Your problem is that you are stuck on bad translations. The original Greek is gender neutral. Paul wanted to include women and men. It's why he introduces Phoebe as a deacon at the church in Cenchrea. The rest of Romans 16 mentions many women he worked with in ministry. Including Junia, whom he calls "an apostle!" Did you know the Catholic Church changed Junia's name in the Midfle Ages to the masculine gender, because they refused to believe Paul called a woman to be an apostle, even though all the earliest texts show her name as feminine. So yes, Paul encouraged and commended women in leadership and ministry!
It's called "preconceived notions." You already believe something, you use the text to read into it what you already believed. If I had been born a man, I probably wouldn't have cared about women in ministry. Instead, God made me a woman, called me, twice. I went to seminary, earned my MDiv with honours. But during that time, I remember reading 1 Tim one night, and wondering why God even called me, if I wasn't allowed to do anything. I cried out to God to tell me why! Then next day, I walked into a used bookstore. I looked at the religion books, and there were 3 books on women pastors. Why it was right, what the Greek said, etc. I was stunned! God answered my prayer in one day. It got me studying the Bible, and learning Greek well! God didn't call me to be a pastor. I do preach in my church, but my calling is to work expanding the field of disability theology. But if I had been convinced women could not be pastors, I might have dropped out of seminary. Women are discouraged by weighty, Pharisaical non-Biblical rules that keep them out of ministry. So, I am going to defend the right of every woman to pursue their calling. I'm going to make sure the truth is known.

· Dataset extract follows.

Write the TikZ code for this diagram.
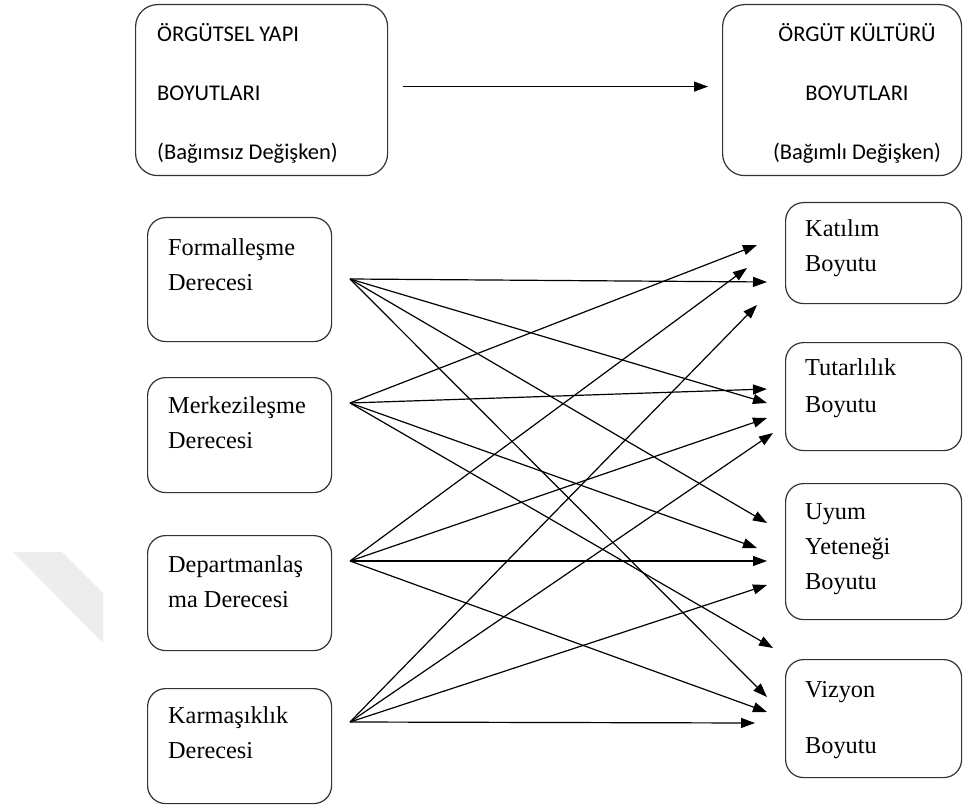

Some people will cling to their preconceived notions, even when given overwhelming evidence that the Y chromosome is not the entrance requirement to minister and teach the gospel. Or to be a pastor!
I am not looking for ordination, even though my Baptist Conference has been ordaining women since the 1950s. I was going to get it done, then my RA meds failed, and I faced the fact that I personally am too disabled to lead a church. But for all those women who are called by God, they have the right to be pastors, because there is not one place in the Bible it says women cannot be pastors, nor any place where it says only men can be pastors, deacons or bishops.
There is no bad translation if there is then you must have used it to make up the false narrative. What translation did you use to come up with your understanding?
You can't say we use a bad translation and not provide the transition you are using to make your assertion truly is Scubala.
YOu can say we are wrong for a bad translation and not provide the passages in the "correct translation" you use. Please provide it. If you can, or can't, then it is your opinion; we at least have what you call a bad translation. You have Nada.